§ TASK MATERIAL:
_ _ _ _ _ _ _

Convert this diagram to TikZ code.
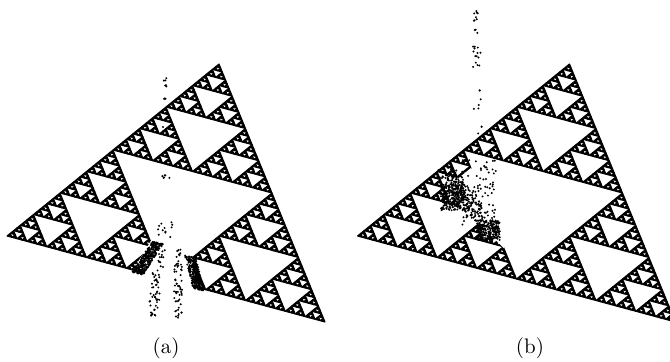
\documentclass[tikz,border=0pt]{standalone}

% recursive gasket in the unit triangle (0,0)--(1,0)--(0,1)
\newcommand\gasket[1]{%
  \ifnum#1=0
    \fill[gasketfill] (0,0) -- (1,0) -- (0,1) -- cycle;
  \else
    \begin{scope}[scale=0.5]\gasket{\numexpr#1-1\relax}\end{scope}%
    \begin{scope}[shift={(0.5,0)},scale=0.5]\gasket{\numexpr#1-1\relax}\end{scope}%
    \begin{scope}[shift={(0,0.5)},scale=0.5]\gasket{\numexpr#1-1\relax}\end{scope}%
  \fi}

\begin{document}
\begin{tikzpicture}[
    x=0.5pt, y=-0.5pt,
    gasketfill/.style={fill=black, draw=black, line width=0.55pt, line join=round},
    speck/.style={fill=black},
    sublabel/.style={font=\fontsize{10.5}{12}\selectfont},
]
\useasboundingbox (0,0) rectangle (670,361);

% Triangle (a)
\begin{scope}[shift={(7,236)}, x={(159pt,-43pt)}, y={(106pt,86pt)}]
  \gasket{6}
  % broken corners at the bottom
  \fill[white] (0.405,-0.03) -- (0.35,0.16) -- (0.5,0.128) -- (0.615,-0.03) -- cycle;
\end{scope}

% Triangle (b)
\begin{scope}[shift={(357.5,236)}, x={(159pt,-43pt)}, y={(106pt,86pt)}]
  \gasket{6}
  % broken edge of the left part
  \fill[white] (0.07,0.43) -- (0.07,0.36) -- (0.12,0.28) -- (0.18,0.23) -- (0.26,0.19)
    -- (0.33,0.15) -- (0.38,0.12) -- (0.30,0.35) -- cycle;
\end{scope}

\pgfmathsetseed{42}

% Scattered points (a)
\foreach \i in {1,...,320} {
  \pgfmathsetmacro\s{rnd}\pgfmathsetmacro\t{rnd}
  \fill[speck] ({132+20*\s+11*\t}, {272-31*\s+3*\t}) circle (0.55pt);
}
\foreach \i in {1,...,260} {
  \pgfmathsetmacro\s{rnd}\pgfmathsetmacro\t{rnd}
  \fill[speck] ({196+8*\s-11*\t}, {258+33*\s-3*\t}) circle (0.55pt);
}
\foreach \i in {1,...,60} {
  \pgfmathsetmacro\s{rnd}
  \fill[speck] ({160-7*\s+5*rand}, {250+66*\s}) circle (0.55pt);
}
\foreach \i in {1,...,60} {
  \pgfmathsetmacro\s{rnd}
  \fill[speck] ({178+4*rand}, {245+74*\s}) circle (0.55pt);
}
\foreach \i in {1,...,12}
  \fill[speck] ({165+8*rand}, {230+8*rand}) circle (0.55pt);
\foreach \i in {1,...,6}
  \fill[speck] ({166+4*rand}, {176+2*rand}) circle (0.55pt);
\foreach \i in {1,...,6}
  \fill[speck] ({165+2*rand}, {82+5*rand}) circle (0.55pt);
\foreach \i in {1,...,3}
  \fill[speck] ({164+2*rand}, {99+1*rand}) circle (0.55pt);
\fill[speck] (163,127) circle (0.55pt);

% Scattered points (b)
\foreach \i in {1,...,8}
  \fill[speck] ({476+2*rand}, {16+6*rand}) circle (0.55pt);
\foreach \i in {1,...,3}
  \fill[speck] ({476+2*rand}, {31+2*rand}) circle (0.55pt);
\foreach \i in {1,...,14}
  \fill[speck] ({477+4*rand}, {55+12*rand}) circle (0.55pt);
\foreach \i in {1,...,6}
  \fill[speck] ({477+4*rand}, {100+10*rand}) circle (0.55pt);
\foreach \i in {1,...,3}
  \fill[speck] ({480+2*rand}, {130+4*rand}) circle (0.55pt);
\foreach \i in {1,...,280} {
  \pgfmathsetmacro\s{rnd}
  \fill[speck] ({447+30*\s+9*rand}, {176+38*\s+9*rand}) circle (0.55pt);
}
\foreach \i in {1,...,160}
  \fill[speck] ({452+11*rand}, {198+13*rand}) circle (0.55pt);
\foreach \i in {1,...,220}
  \fill[speck] ({478+22*rnd}, {220+20*rnd}) circle (0.55pt);
\foreach \i in {1,...,80}
  \fill[speck] ({462+34*rnd}, {160+70*rnd}) circle (0.55pt);

% Labels
\node[sublabel] (laba) at (166,348) {(a)};
\node[sublabel] (labb) at (530,348) {(b)};

\end{tikzpicture}
\end{document}
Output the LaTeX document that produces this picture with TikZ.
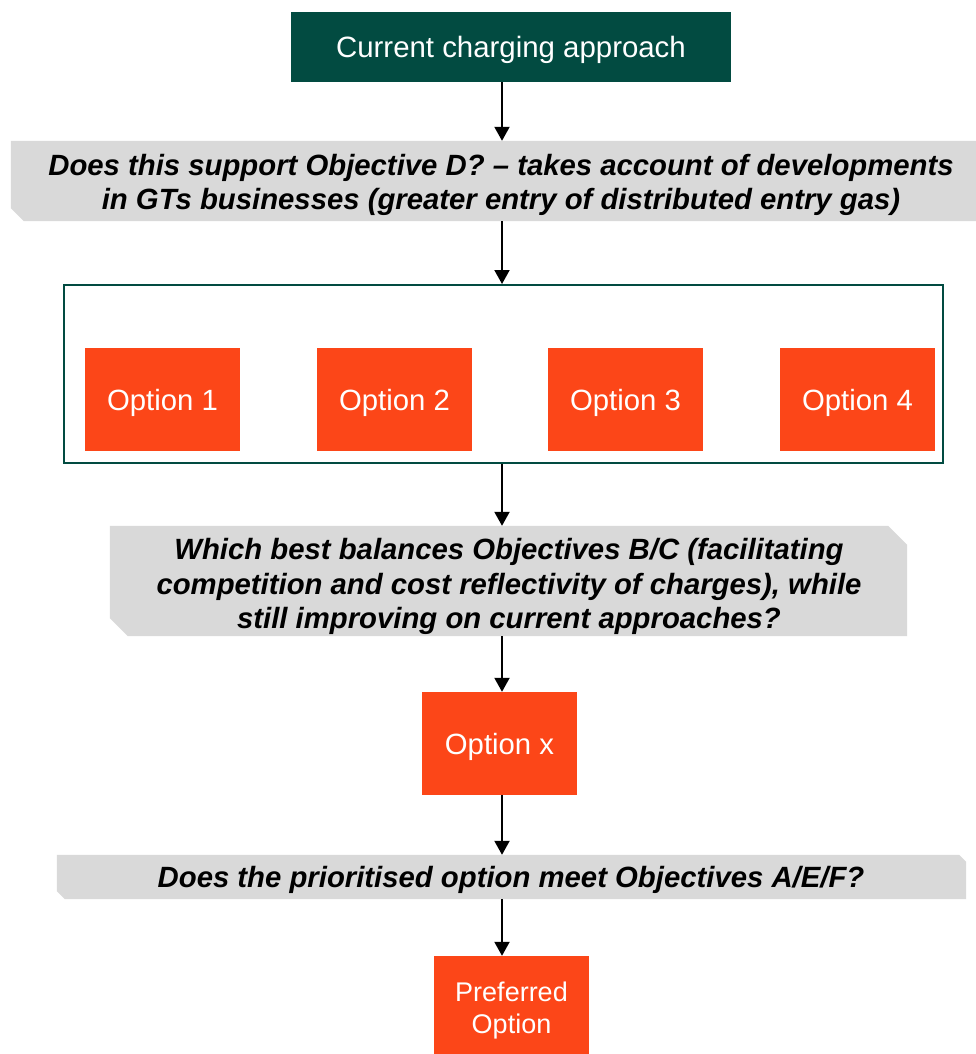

_ _ _ _ _ _ _

§ STATED EXERCISE:
Leave out the pictures and give the rest of the records again exactly.

§ EXERCISE ANSWER:
Convert this diagram to TikZ code.
\documentclass[tikz,border=0pt]{standalone}

% recursive gasket in the unit triangle (0,0)--(1,0)--(0,1)
\newcommand\gasket[1]{%
  \ifnum#1=0
    \fill[gasketfill] (0,0) -- (1,0) -- (0,1) -- cycle;
  \else
    \begin{scope}[scale=0.5]\gasket{\numexpr#1-1\relax}\end{scope}%
    \begin{scope}[shift={(0.5,0)},scale=0.5]\gasket{\numexpr#1-1\relax}\end{scope}%
    \begin{scope}[shift={(0,0.5)},scale=0.5]\gasket{\numexpr#1-1\relax}\end{scope}%
  \fi}

\begin{document}
\begin{tikzpicture}[
    x=0.5pt, y=-0.5pt,
    gasketfill/.style={fill=black, draw=black, line width=0.55pt, line join=round},
    speck/.style={fill=black},
    sublabel/.style={font=\fontsize{10.5}{12}\selectfont},
]
\useasboundingbox (0,0) rectangle (670,361);

% Triangle (a)
\begin{scope}[shift={(7,236)}, x={(159pt,-43pt)}, y={(106pt,86pt)}]
  \gasket{6}
  % broken corners at the bottom
  \fill[white] (0.405,-0.03) -- (0.35,0.16) -- (0.5,0.128) -- (0.615,-0.03) -- cycle;
\end{scope}

% Triangle (b)
\begin{scope}[shift={(357.5,236)}, x={(159pt,-43pt)}, y={(106pt,86pt)}]
  \gasket{6}
  % broken edge of the left part
  \fill[white] (0.07,0.43) -- (0.07,0.36) -- (0.12,0.28) -- (0.18,0.23) -- (0.26,0.19)
    -- (0.33,0.15) -- (0.38,0.12) -- (0.30,0.35) -- cycle;
\end{scope}

\pgfmathsetseed{42}

% Scattered points (a)
\foreach \i in {1,...,320} {
  \pgfmathsetmacro\s{rnd}\pgfmathsetmacro\t{rnd}
  \fill[speck] ({132+20*\s+11*\t}, {272-31*\s+3*\t}) circle (0.55pt);
}
\foreach \i in {1,...,260} {
  \pgfmathsetmacro\s{rnd}\pgfmathsetmacro\t{rnd}
  \fill[speck] ({196+8*\s-11*\t}, {258+33*\s-3*\t}) circle (0.55pt);
}
\foreach \i in {1,...,60} {
  \pgfmathsetmacro\s{rnd}
  \fill[speck] ({160-7*\s+5*rand}, {250+66*\s}) circle (0.55pt);
}
\foreach \i in {1,...,60} {
  \pgfmathsetmacro\s{rnd}
  \fill[speck] ({178+4*rand}, {245+74*\s}) circle (0.55pt);
}
\foreach \i in {1,...,12}
  \fill[speck] ({165+8*rand}, {230+8*rand}) circle (0.55pt);
\foreach \i in {1,...,6}
  \fill[speck] ({166+4*rand}, {176+2*rand}) circle (0.55pt);
\foreach \i in {1,...,6}
  \fill[speck] ({165+2*rand}, {82+5*rand}) circle (0.55pt);
\foreach \i in {1,...,3}
  \fill[speck] ({164+2*rand}, {99+1*rand}) circle (0.55pt);
\fill[speck] (163,127) circle (0.55pt);

% Scattered points (b)
\foreach \i in {1,...,8}
  \fill[speck] ({476+2*rand}, {16+6*rand}) circle (0.55pt);
\foreach \i in {1,...,3}
  \fill[speck] ({476+2*rand}, {31+2*rand}) circle (0.55pt);
\foreach \i in {1,...,14}
  \fill[speck] ({477+4*rand}, {55+12*rand}) circle (0.55pt);
\foreach \i in {1,...,6}
  \fill[speck] ({477+4*rand}, {100+10*rand}) circle (0.55pt);
\foreach \i in {1,...,3}
  \fill[speck] ({480+2*rand}, {130+4*rand}) circle (0.55pt);
\foreach \i in {1,...,280} {
  \pgfmathsetmacro\s{rnd}
  \fill[speck] ({447+30*\s+9*rand}, {176+38*\s+9*rand}) circle (0.55pt);
}
\foreach \i in {1,...,160}
  \fill[speck] ({452+11*rand}, {198+13*rand}) circle (0.55pt);
\foreach \i in {1,...,220}
  \fill[speck] ({478+22*rnd}, {220+20*rnd}) circle (0.55pt);
\foreach \i in {1,...,80}
  \fill[speck] ({462+34*rnd}, {160+70*rnd}) circle (0.55pt);

% Labels
\node[sublabel] (laba) at (166,348) {(a)};
\node[sublabel] (labb) at (530,348) {(b)};

\end{tikzpicture}
\end{document}
Output the LaTeX document that produces this picture with TikZ.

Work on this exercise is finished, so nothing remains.